* begin Records to process *

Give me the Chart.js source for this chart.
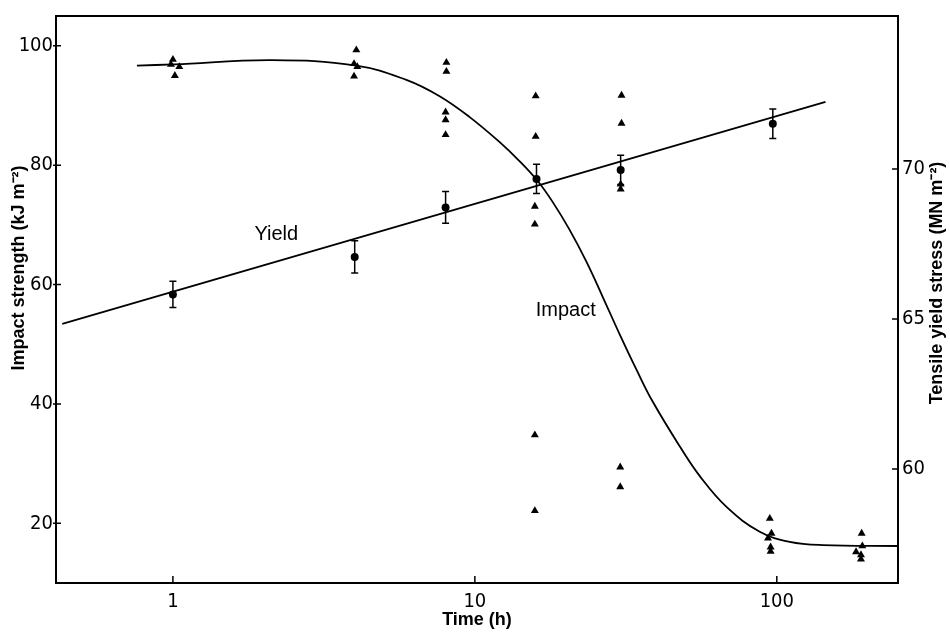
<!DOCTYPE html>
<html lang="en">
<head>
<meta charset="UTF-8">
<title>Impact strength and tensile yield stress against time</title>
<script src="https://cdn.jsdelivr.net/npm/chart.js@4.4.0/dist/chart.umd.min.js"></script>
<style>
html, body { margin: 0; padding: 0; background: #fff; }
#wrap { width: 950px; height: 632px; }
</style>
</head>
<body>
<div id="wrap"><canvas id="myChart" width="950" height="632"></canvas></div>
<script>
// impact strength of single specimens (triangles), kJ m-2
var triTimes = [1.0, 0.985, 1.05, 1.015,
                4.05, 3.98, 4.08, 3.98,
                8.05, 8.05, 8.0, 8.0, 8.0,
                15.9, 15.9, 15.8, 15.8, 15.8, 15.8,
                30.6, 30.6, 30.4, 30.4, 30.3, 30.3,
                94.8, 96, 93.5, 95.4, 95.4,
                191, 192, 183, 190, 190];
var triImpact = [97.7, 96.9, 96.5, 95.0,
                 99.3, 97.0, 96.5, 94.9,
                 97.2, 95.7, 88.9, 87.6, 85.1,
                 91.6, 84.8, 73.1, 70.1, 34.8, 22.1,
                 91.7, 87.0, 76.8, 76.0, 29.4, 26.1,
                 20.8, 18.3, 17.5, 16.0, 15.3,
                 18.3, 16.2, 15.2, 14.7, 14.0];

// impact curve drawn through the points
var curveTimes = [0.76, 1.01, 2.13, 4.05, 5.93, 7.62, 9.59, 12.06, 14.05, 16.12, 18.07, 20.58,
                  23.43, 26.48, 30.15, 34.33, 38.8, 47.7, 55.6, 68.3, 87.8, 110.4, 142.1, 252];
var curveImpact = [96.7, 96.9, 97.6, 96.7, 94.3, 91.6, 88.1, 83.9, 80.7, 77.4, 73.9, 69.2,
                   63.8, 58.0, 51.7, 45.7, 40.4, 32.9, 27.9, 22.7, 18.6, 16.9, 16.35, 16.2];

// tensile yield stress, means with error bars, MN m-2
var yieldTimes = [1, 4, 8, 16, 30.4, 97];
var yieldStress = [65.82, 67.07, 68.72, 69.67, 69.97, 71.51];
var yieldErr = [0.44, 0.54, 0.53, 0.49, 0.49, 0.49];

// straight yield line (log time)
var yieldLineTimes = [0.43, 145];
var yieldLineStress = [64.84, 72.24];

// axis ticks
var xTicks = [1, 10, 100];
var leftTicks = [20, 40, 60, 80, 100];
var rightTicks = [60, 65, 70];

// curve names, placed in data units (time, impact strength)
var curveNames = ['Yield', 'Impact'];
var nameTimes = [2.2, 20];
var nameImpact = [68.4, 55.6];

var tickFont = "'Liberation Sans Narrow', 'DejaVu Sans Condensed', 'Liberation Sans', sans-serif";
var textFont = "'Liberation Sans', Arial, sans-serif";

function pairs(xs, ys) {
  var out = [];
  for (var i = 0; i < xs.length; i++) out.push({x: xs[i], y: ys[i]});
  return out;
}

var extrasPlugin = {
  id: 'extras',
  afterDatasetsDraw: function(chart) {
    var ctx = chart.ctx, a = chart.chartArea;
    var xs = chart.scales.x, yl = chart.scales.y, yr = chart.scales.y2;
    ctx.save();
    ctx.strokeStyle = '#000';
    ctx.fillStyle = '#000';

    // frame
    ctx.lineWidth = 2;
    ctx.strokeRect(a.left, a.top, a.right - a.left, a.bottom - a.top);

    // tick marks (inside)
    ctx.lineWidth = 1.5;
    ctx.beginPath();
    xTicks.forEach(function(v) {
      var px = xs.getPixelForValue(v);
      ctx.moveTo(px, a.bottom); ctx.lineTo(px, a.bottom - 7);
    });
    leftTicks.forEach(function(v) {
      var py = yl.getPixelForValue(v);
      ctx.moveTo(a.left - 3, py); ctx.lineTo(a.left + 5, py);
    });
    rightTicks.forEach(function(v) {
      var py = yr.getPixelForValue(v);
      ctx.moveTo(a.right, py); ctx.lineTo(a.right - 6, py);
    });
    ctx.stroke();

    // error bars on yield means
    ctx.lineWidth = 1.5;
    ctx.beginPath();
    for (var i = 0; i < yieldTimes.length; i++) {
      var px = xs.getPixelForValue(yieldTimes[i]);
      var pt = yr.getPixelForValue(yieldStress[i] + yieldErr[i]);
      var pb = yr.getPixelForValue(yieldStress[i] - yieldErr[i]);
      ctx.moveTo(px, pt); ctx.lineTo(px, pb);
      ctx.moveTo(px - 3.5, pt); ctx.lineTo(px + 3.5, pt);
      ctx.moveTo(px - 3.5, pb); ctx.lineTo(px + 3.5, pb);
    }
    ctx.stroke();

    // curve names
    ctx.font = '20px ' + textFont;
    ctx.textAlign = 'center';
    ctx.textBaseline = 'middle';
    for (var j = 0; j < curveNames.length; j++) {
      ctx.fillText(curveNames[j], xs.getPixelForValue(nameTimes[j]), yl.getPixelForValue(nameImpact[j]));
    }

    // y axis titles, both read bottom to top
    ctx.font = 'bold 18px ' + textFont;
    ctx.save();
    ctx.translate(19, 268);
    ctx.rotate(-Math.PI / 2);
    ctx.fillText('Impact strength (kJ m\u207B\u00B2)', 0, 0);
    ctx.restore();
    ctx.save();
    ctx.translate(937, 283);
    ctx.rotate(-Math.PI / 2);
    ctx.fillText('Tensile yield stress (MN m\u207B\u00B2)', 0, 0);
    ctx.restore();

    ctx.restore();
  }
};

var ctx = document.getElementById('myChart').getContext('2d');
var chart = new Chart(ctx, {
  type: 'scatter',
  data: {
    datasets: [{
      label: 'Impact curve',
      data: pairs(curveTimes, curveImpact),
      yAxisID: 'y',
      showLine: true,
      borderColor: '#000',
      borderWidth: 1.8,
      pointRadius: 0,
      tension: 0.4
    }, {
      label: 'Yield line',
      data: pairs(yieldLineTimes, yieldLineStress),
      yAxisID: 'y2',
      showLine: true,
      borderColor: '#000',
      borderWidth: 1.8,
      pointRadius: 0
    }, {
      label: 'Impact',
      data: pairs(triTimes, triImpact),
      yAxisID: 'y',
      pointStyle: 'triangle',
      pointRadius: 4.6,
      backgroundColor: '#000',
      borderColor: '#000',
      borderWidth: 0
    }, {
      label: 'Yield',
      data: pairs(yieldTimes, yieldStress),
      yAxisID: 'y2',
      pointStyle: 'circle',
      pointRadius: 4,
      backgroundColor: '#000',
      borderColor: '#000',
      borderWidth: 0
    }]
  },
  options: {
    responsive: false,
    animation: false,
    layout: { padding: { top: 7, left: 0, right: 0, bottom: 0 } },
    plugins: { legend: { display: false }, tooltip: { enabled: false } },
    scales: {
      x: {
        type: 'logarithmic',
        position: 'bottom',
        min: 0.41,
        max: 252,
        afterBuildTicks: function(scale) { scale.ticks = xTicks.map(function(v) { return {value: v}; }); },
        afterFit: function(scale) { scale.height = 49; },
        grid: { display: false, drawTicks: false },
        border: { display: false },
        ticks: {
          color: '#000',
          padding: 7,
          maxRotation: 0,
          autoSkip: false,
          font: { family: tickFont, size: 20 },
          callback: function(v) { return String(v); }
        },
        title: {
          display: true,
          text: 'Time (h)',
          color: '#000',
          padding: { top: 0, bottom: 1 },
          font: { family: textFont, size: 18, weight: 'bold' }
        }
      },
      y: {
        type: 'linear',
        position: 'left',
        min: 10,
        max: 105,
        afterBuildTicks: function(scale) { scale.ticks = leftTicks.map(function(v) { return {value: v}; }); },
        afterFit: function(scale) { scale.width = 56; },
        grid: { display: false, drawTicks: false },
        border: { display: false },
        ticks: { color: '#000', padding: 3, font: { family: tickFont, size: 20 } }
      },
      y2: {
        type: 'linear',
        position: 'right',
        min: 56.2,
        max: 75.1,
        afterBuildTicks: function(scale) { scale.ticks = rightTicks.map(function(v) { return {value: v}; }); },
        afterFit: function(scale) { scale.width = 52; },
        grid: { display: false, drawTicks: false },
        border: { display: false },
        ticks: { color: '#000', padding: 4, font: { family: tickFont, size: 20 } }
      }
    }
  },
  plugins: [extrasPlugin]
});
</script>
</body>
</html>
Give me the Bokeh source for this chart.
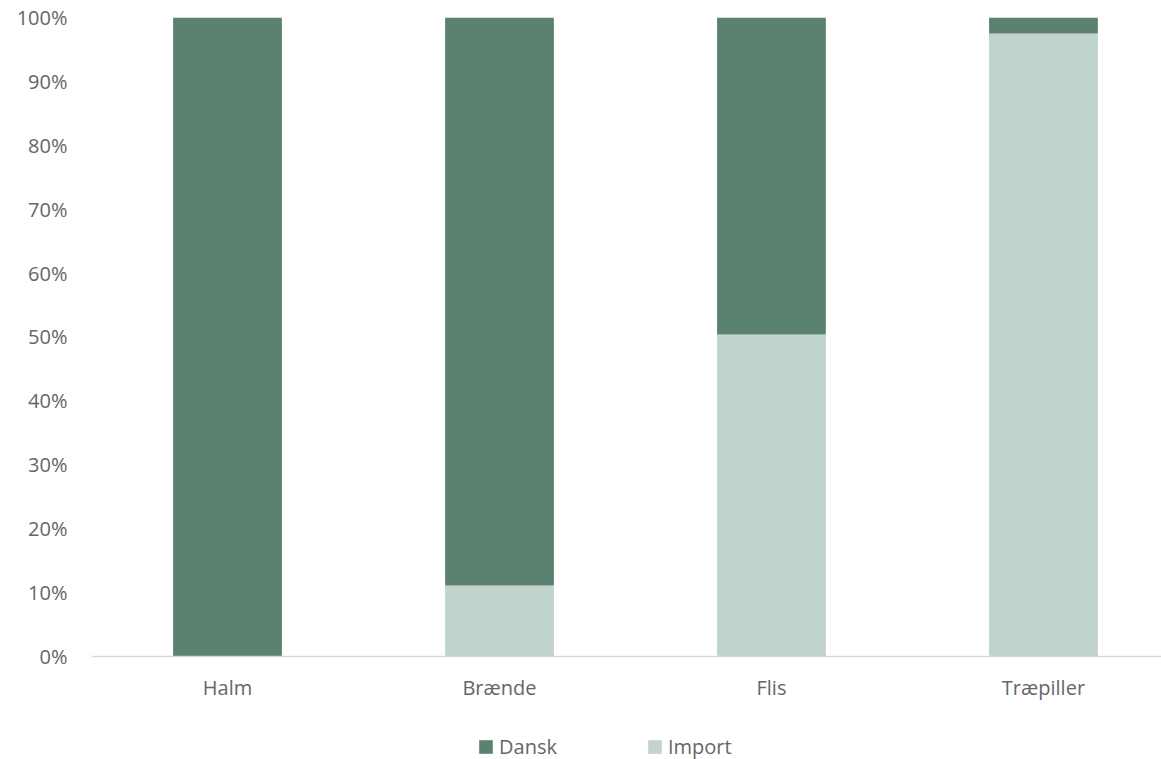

* end Records to process *

[Stated goal]
Search the lines for "source". Copy each line that has it.

[Problem solution]
Give me the Chart.js source for this chart.
Give me the Bokeh source for this chart.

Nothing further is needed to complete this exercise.